Not only was Laura Gonzalez Temple close with her sister (they shared a father, but different mothers,) but after the former’s death in 1922, her husband and children maintained close ties with the Vigares.  When Walter Temple’s fortune was dissipated by the Great Depression years, his eldest child, Thomas, who’d abandoned plans to become an attorney after getting his degree from Harvard Law School and decided to be a professional historian and genealogist, moved in with his aunt and cousins.

Thomas was especially enamored of the history of the Mission San Gabriel as well as pre-American California and spent decades as the historian of both the mission and the City of San Gabriel.  He was engaged to Gabriela Quiroz, who grew up in the area, while he lived in the Vigare adobe and, after marrying her in 1938, he and his wife lived mainly in San Gabriel, with a few years in Alhambra, until his death in 1972.

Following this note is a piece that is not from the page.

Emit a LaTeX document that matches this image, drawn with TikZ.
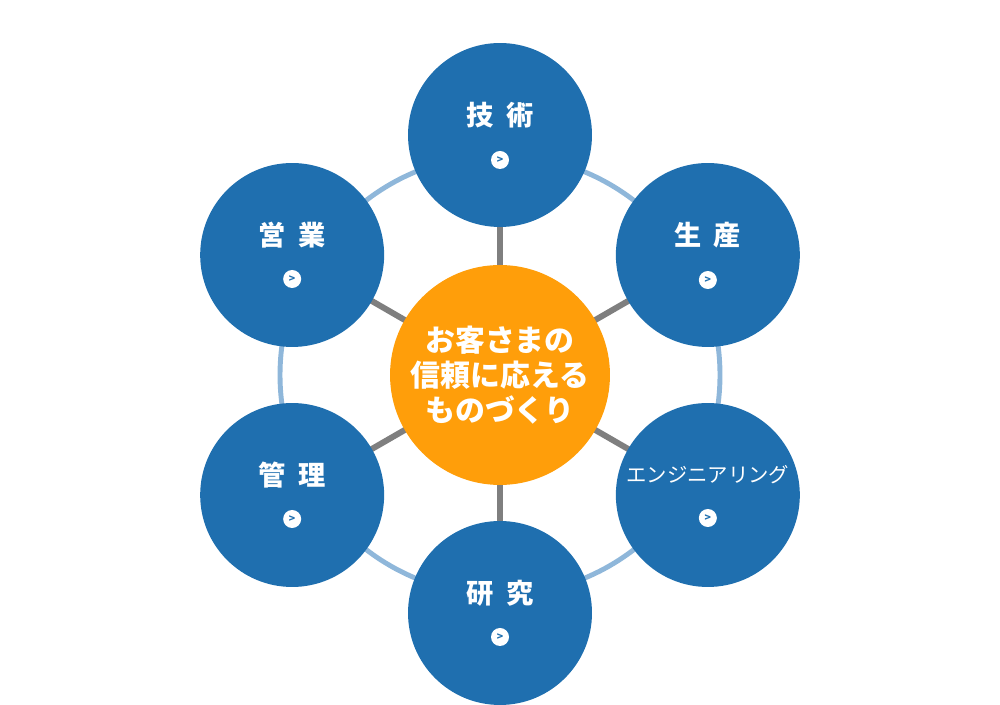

Thomas Temple And Vigare Family 96.35.1.188
Thomas’s younger brother, Walter P. Temple, Jr., with members of the Vigare family in front of the adobe, perhaps in the 1940s.

It is fortunate that the adobe was saved and remodeled, whereas the other two structures shown here evidently crumbled away and were razed.  I had the opportunity years ago to tour the Vigare Adobe when it was being sold and the realtor held an open house.   Though there are obviously many modern amenities, there are still two-foot thick walls and the center living room retains the high ceilings and old wood beams to maintain much of the historic character of the landmark.

There are probably more of these surviving adobe houses as private residences than we realize and let’s hope that as many of them as possible can be preserved.